The investable landscape splits into two very different groups. The first is a small set of pure-play public companies built specifically around quantum hardware or software, several of which reached public markets through SPAC mergers and carry the volatility, cash-burn, and dilution risk typical of that route. The second, and far larger by market value, is the set of Big Tech and established firms running well-funded quantum research programs alongside their core businesses, so an investor gets quantum exposure as a tiny slice of a profitable, diversified company rather than as a concentrated bet. There are also picks-and-shovels enablers such as cryogenics, specialised lasers, control electronics, and error-correction software that may benefit regardless of which hardware approach wins.

A central uncertainty is that there is no agreed winning technology. Competing qubit approaches (superconducting, trapped ion, photonic, neutral atom, and others) each have different trade-offs, and it is not yet clear which will scale to the fault-tolerant, error-corrected machines needed for broad commercial use. Headlines about milestones can move these stocks sharply in both directions. For an Indian retail investor exploring US-listed names, the appropriate framing is educational: understand the science, the business models, the cash runway, and the very wide range of possible outcomes, and treat position sizing accordingly. None of this is buy or sell advice.

What is driving it
  • + Potential for quantum advantage in specific high-value domains such as molecular simulation for drug and materials discovery, complex optimisation, and certain cryptographic and machine-learning workloads that classical machines handle poorly.
  • + Heavy government and institutional funding worldwide, including national quantum initiatives in the US, EU, China, and India, which underwrites research budgets and provides early non-commercial revenue to the sector.
  • + Quantum-as-a-service via the cloud, where hardware is rented through platforms run by large cloud providers, lowering the barrier to early adoption and creating a possible recurring-revenue model over time.
  • + The post-quantum and quantum-safe security wave, where the eventual threat to current encryption is driving demand for new cryptography and for early access to quantum systems, a structural tailwind even before general-purpose machines arrive.
  • + Steady technical progress on qubit counts and error correction, where each credible milestone can re-rate sentiment and pull forward perceived timelines, though progress remains hard to predict.
What could go wrong
  • - Pre-commercial economics: many pure-play names have minimal revenue against large valuations, ongoing cash burn, and a real risk of repeated equity dilution or running short of funding before products mature.
  • - No clear winning hardware approach, so capital can flow to a qubit technology that later proves not to scale, leaving early bets stranded; this is genuine technology-selection risk, not just execution risk.
  • - Long and uncertain timelines, with broadly useful fault-tolerant quantum computing potentially years to decades away, meaning patience may be tested and interim narratives can disappoint.
  • - High volatility and hype sensitivity, where prices can swing dramatically on single announcements, executive comments, or competitor milestones, detached from current fundamentals.
  • - Big-Tech competition and dilution of the theme, since the best-resourced programs sit inside giant companies, which can both crowd out smaller players and mean a pure-play's breakthrough is matched or surpassed by a deeper-pocketed rival.

The companies

FAQ

Can an Indian investor buy quantum computing stocks?
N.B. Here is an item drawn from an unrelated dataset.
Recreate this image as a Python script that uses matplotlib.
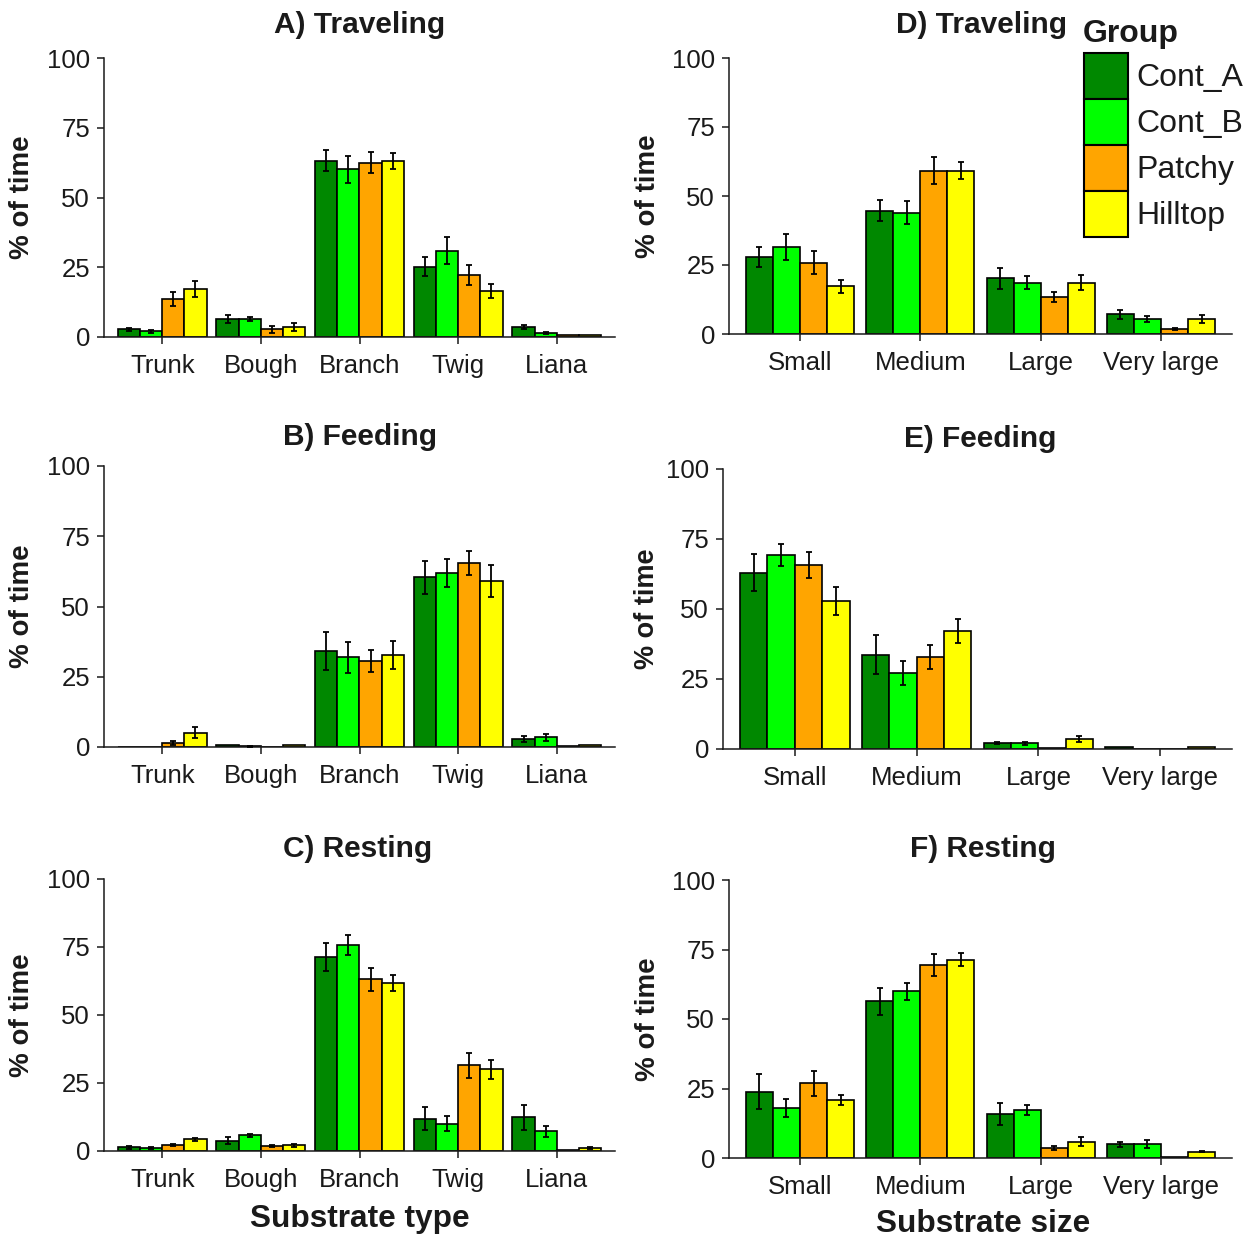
import matplotlib
matplotlib.use("Agg")
import matplotlib.pyplot as plt
from matplotlib.patches import Patch
import numpy as np

plt.rcParams['font.family'] = ['Liberation Sans', 'DejaVu Sans']

groups = ["Cont_A", "Cont_B", "Patchy", "Hilltop"]
colors = ["#008800", "#00FF00", "#FFA500", "#FFFF00"]

substrate_types = ["Trunk", "Bough", "Branch", "Twig", "Liana"]
substrate_sizes = ["Small", "Medium", "Large", "Very large"]

# A) Traveling by substrate type (mean % of time, SE)
trav_type_mean = {
    "Cont_A": [2.8, 6.4, 63.2, 25.2, 3.6],
    "Cont_B": [2.0, 6.4, 60.1, 30.9, 1.5],
    "Patchy": [13.6, 2.8, 62.5, 22.3, 0.6],
    "Hilltop": [17.2, 3.6, 63.1, 16.5, 0.6],
}
trav_type_se = {
    "Cont_A": [0.5, 1.5, 3.7, 3.3, 0.8],
    "Cont_B": [0.6, 0.8, 4.9, 4.8, 0.4],
    "Patchy": [2.6, 1.2, 3.7, 3.6, 0.0],
    "Hilltop": [2.9, 1.5, 3.0, 2.5, 0.0],
}

# B) Feeding by substrate type
feed_type_mean = {
    "Cont_A": [0.0, 0.8, 34.2, 60.4, 2.8],
    "Cont_B": [0.0, 0.2, 31.9, 61.8, 3.4],
    "Patchy": [1.5, 0.0, 30.6, 65.4, 0.3],
    "Hilltop": [5.1, 0.8, 32.7, 59.1, 0.8],
}
feed_type_se = {
    "Cont_A": [0.0, 0.0, 6.9, 5.8, 1.0],
    "Cont_B": [0.0, 0.2, 5.5, 5.0, 1.1],
    "Patchy": [0.8, 0.0, 4.0, 4.3, 0.0],
    "Hilltop": [1.9, 0.0, 5.1, 5.7, 0.0],
}

# C) Resting by substrate type
rest_type_mean = {
    "Cont_A": [1.3, 3.7, 71.2, 11.8, 12.4],
    "Cont_B": [1.2, 5.7, 75.7, 10.1, 7.2],
    "Patchy": [2.2, 1.8, 63.2, 31.5, 0.3],
    "Hilltop": [4.3, 2.1, 61.8, 30.0, 1.2],
}
rest_type_se = {
    "Cont_A": [0.4, 1.3, 5.2, 4.2, 4.5],
    "Cont_B": [0.4, 0.6, 3.8, 2.9, 2.0],
    "Patchy": [0.4, 0.4, 4.2, 4.5, 0.0],
    "Hilltop": [0.5, 0.5, 2.9, 3.4, 0.4],
}

# D) Traveling by substrate size
trav_size_mean = {
    "Cont_A": [28.0, 44.7, 20.2, 7.1],
    "Cont_B": [31.6, 43.9, 18.6, 5.5],
    "Patchy": [25.8, 59.2, 13.4, 1.9],
    "Hilltop": [17.3, 59.2, 18.6, 5.5],
}
trav_size_se = {
    "Cont_A": [3.6, 3.7, 3.8, 1.7],
    "Cont_B": [4.8, 4.2, 2.4, 1.2],
    "Patchy": [4.1, 4.8, 1.8, 0.4],
    "Hilltop": [2.3, 3.0, 2.6, 1.4],
}

# E) Feeding by substrate size
feed_size_mean = {
    "Cont_A": [63.0, 33.7, 2.1, 0.6],
    "Cont_B": [69.4, 27.0, 2.1, 0.0],
    "Patchy": [65.8, 33.0, 0.5, 0.0],
    "Hilltop": [53.0, 42.3, 3.7, 0.6],
}
feed_size_se = {
    "Cont_A": [6.5, 6.9, 0.4, 0.0],
    "Cont_B": [3.9, 4.3, 0.5, 0.0],
    "Patchy": [4.7, 4.3, 0.0, 0.0],
    "Hilltop": [5.0, 4.3, 1.1, 0.0],
}

# F) Resting by substrate size
rest_size_mean = {
    "Cont_A": [23.9, 56.3, 15.8, 5.0],
    "Cont_B": [17.9, 59.9, 17.3, 5.0],
    "Patchy": [26.8, 69.3, 3.6, 0.5],
    "Hilltop": [20.9, 71.4, 5.8, 2.3],
}
rest_size_se = {
    "Cont_A": [6.2, 4.7, 4.0, 0.9],
    "Cont_B": [3.3, 2.9, 1.8, 1.3],
    "Patchy": [4.4, 4.0, 0.6, 0.0],
    "Hilltop": [1.9, 2.2, 1.6, 0.3],
}

y_ticks = [0, 25, 50, 75, 100]

W, H = 1258, 1241
fig = plt.figure(figsize=(W / 100, H / 100), dpi=100)


def px_axes(left, right, top, bottom):
    return fig.add_axes([left / W, 1 - bottom / H, (right - left) / W, (bottom - top) / H])


panels = [
    # (title, categories, means, ses, (left, right, top, bottom), title x, title baseline, ylabel x, ylabel size)
    ("A) Traveling", substrate_types, trav_type_mean, trav_type_se, (104, 615, 58, 337), 360, 33, 22, 20),
    ("B) Feeding", substrate_types, feed_type_mean, feed_type_se, (104, 615, 466, 747), 360, 445, 22, 20),
    ("C) Resting", substrate_types, rest_type_mean, rest_type_se, (104, 615, 879, 1151), 358, 857, 22, 20),
    ("D) Traveling", substrate_sizes, trav_size_mean, trav_size_se, (729, 1232, 58, 334), 982, 33, 648, 20),
    ("E) Feeding", substrate_sizes, feed_size_mean, feed_size_se, (723, 1232, 469, 749), 980, 447, 647, 19.5),
    ("F) Resting", substrate_sizes, rest_size_mean, rest_size_se, (729, 1232, 880, 1158), 983, 857, 648, 20),
]

bar_w = 0.225
offsets = (np.arange(len(groups)) - 1.5) * bar_w
ink = "#1a1a1a"

for title, cats, means, ses, box, tx, ty, ylx, ylsize in panels:
    ax = px_axes(*box)
    x = np.arange(len(cats))
    for g, col, off in zip(groups, colors, offsets):
        m = np.array(means[g])
        e = np.array(ses[g])
        ax.bar(x + off, m, width=bar_w, color=col, edgecolor="black",
               linewidth=1.2, zorder=2)
        sel = e > 0
        ax.errorbar(x[sel] + off, m[sel], yerr=e[sel], fmt="none",
                    ecolor="black", elinewidth=1.3, capsize=2.5,
                    capthick=1.3, zorder=3)
    ax.set_xlim(-0.59, len(cats) - 1 + 0.59)
    ax.set_ylim(0, 100)
    ax.set_yticks(y_ticks)
    ax.set_xticks(x)
    ax.set_xticklabels(cats)
    for s in ("top", "right"):
        ax.spines[s].set_visible(False)
    for s in ("left", "bottom"):
        ax.spines[s].set_linewidth(1.1)
        ax.spines[s].set_color(ink)
    ax.tick_params(axis="y", length=5, width=1.1, color=ink, pad=5,
                   labelsize=18.5, labelcolor=ink)
    ax.tick_params(axis="x", length=5, width=1.1, color=ink, pad=7,
                   labelsize=18.5, labelcolor=ink)
    top, bottom = box[2], box[3]
    fig.text(ylx / W, 1 - (top + bottom) / 2 / H, "% of time", rotation=90,
             ha="center", va="center", fontsize=ylsize, fontweight="bold",
             color=ink)
    fig.text(tx / W, 1 - ty / H, title, ha="center", va="baseline",
             fontsize=21.5, fontweight="bold", color=ink)

fig.text(360 / W, 1 - 1227 / H, "Substrate type", ha="center", va="baseline",
         fontsize=22.8, fontweight="bold", color=ink)
fig.text(983 / W, 1 - 1232 / H, "Substrate size", ha="center", va="baseline",
         fontsize=22.8, fontweight="bold", color=ink)

# Group legend: bold heading above a stack of touching colour boxes
fig.text(1083 / W, 1 - 42 / H, "Group", ha="left", va="baseline",
         fontsize=23, fontweight="bold", color=ink)
handles = [Patch(facecolor=c, edgecolor="black", linewidth=1.5) for c in colors]
leg = fig.legend(handles, groups, loc="upper left",
                 bbox_to_anchor=(1084 / W, 1 - 53 / H), frameon=False,
                 fontsize=23, handlelength=1.38, handleheight=1.84,
                 labelspacing=0, borderpad=0, borderaxespad=0,
                 handletextpad=0.25)
for t in leg.get_texts():
    t.set_color(ink)

fig.savefig("out.png", dpi=100, facecolor="white")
Yes for the US-listed names. The pure-play quantum companies and the Big Tech firms with quantum programs trade in the US and are buyable through a US-stocks account from platforms such as Groww, INDmoney, Vested, or Dhan, with funds remitted under the RBI Liberalised Remittance Scheme, which currently allows up to 250,000 USD per financial year. For the mega-cap names that also run quantum research and are among the roughly 50 NSE IX GIFT City depository receipts, such as Microsoft, Alphabet, Amazon, and Nvidia, the GIFT City UDR route is an additional way to gain exposure. This is for information only and is not a recommendation to buy any of them.
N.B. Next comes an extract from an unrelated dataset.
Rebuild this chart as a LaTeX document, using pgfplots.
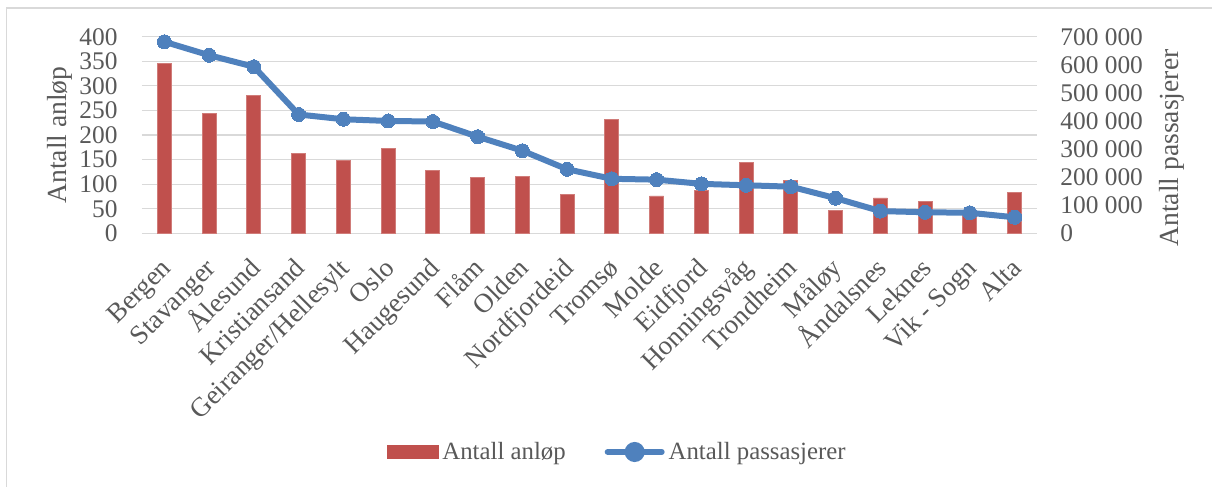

Is quantum computing actually generating revenue yet?

For the most part, no, not at commercial scale. The pure-play companies typically earn from government grants, research and defence contracts, consulting, and early cloud-access programs rather than from broad product sales. The large diversified firms fund quantum out of their main profits, so any quantum revenue is a tiny part of the whole. Treat current financials as those of a research-stage theme rather than an established industry.

Why do these stocks move so violently?

Because their value rests largely on expectations about milestones that are years away, prices are very sensitive to news. A claimed breakthrough, a cautious comment from a senior technologist about realistic timelines, a new funding round, or a rival's announcement can each cause large swings. With limited current earnings to anchor valuations, sentiment does much of the work, which cuts both ways.
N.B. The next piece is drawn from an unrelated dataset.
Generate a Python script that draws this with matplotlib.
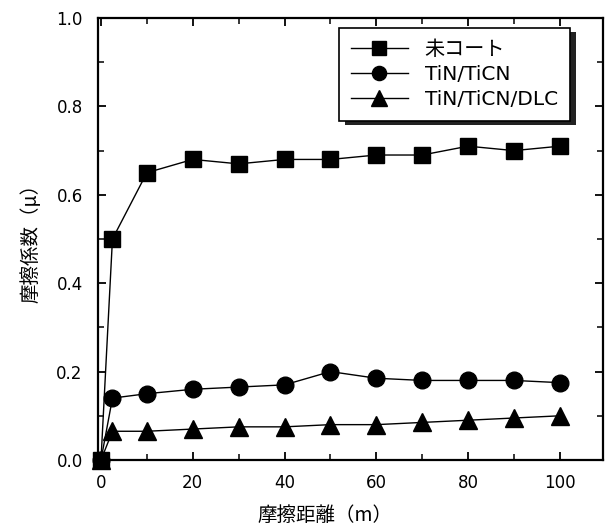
import matplotlib
matplotlib.use("Agg")
import matplotlib.pyplot as plt
from matplotlib.ticker import MultipleLocator, FormatStrFormatter
from matplotlib.patches import Rectangle

plt.rcParams['font.family'] = ['DejaVu Sans', 'Noto Sans CJK JP']

distance = [0, 2.5, 10, 20, 30, 40, 50, 60, 70, 80, 90, 100]
uncoated = [0.0, 0.50, 0.65, 0.68, 0.67, 0.68, 0.68, 0.69, 0.69, 0.71, 0.70, 0.71]
tin_ticn = [0.0, 0.14, 0.15, 0.16, 0.165, 0.17, 0.20, 0.185, 0.18, 0.18, 0.18, 0.175]
tin_ticn_dlc = [0.0, 0.065, 0.065, 0.07, 0.075, 0.075, 0.08, 0.08, 0.085, 0.09, 0.095, 0.10]
labels = ['未コート', 'TiN/TiCN', 'TiN/TiCN/DLC']

W, H = 610, 526
fig = plt.figure(figsize=(W/100, H/100), dpi=100)
L, R, T, B = 98, 603, 18, 460
ax = fig.add_axes([L/W, 1-B/H, (R-L)/W, (B-T)/H])

ax.plot(distance, uncoated, '-s', color='black', lw=1, ms=11.5, label=labels[0], clip_on=False)
ax.plot(distance, tin_ticn, '-o', color='black', lw=1, ms=12, label=labels[1], clip_on=False)
ax.plot(distance, tin_ticn_dlc, '-^', color='black', lw=1, ms=13, label=labels[2], clip_on=False)

ax.set_xlim(-0.65, 109.4)
ax.set_ylim(0, 1.0)
ax.xaxis.set_major_locator(MultipleLocator(20))
ax.xaxis.set_minor_locator(MultipleLocator(10))
ax.yaxis.set_major_locator(MultipleLocator(0.2))
ax.yaxis.set_minor_locator(MultipleLocator(0.1))
ax.yaxis.set_major_formatter(FormatStrFormatter('%.1f'))
ax.tick_params(which='both', direction='in', top=True, right=True, labelsize=12)
ax.tick_params(axis='y', which='major', pad=11)
ax.tick_params(axis='x', which='major', pad=10)
ax.tick_params(which='major', length=6, width=1.3)
ax.tick_params(which='minor', length=4, width=1.1)
for s in ax.spines.values():
    s.set_linewidth(1.6)

fig.text(325/W, 1-515/H, '摩擦距離（m）', fontsize=14, ha='center', va='center',
         family=['Noto Sans CJK JP'])
fig.text(31/W, 1-238/H, '摩擦係数（μ）', fontsize=14, ha='center', va='center',
         rotation=90, family=['Noto Sans CJK JP'])

leg = ax.legend(loc='upper right', bbox_to_anchor=((570-L)/(R-L), (B-28)/(B-T)),
                borderaxespad=0, fontsize=14.5, frameon=True, fancybox=False,
                edgecolor='black', handlelength=2.8, handletextpad=0.85,
                borderpad=0.6, labelspacing=0.3, markerscale=0.85)
leg.get_frame().set_linewidth(1.2)
leg.get_frame().set_alpha(1)

fig.canvas.draw()
bb = leg.get_window_extent()
shadow = Rectangle((bb.x0 + 6, bb.y0 - 4), bb.width, bb.height, transform=None,
                   facecolor='#222222', edgecolor='none', zorder=4.9, clip_on=False)
ax.add_patch(shadow)

fig.savefig('out.png', dpi=100)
Pure-play quantum company or Big Tech for exposure?

They are different risk profiles, and neither is being recommended here. A pure-play offers concentrated exposure with correspondingly higher upside and a higher chance of dilution or failure if it runs out of runway or backs the wrong technology. A diversified Big Tech firm gives you a small quantum slice wrapped inside a profitable core business, which dilutes both the risk and the potential payoff. Understanding cash runway, the specific qubit approach, and how much of the business actually depends on quantum is more useful than picking a category in the abstract.

Educational and informational only. Downstox is not a SEBI-registered investment adviser. US securities involve currency, regulatory and market risk. Verify every figure and your own LRS/tax position before acting.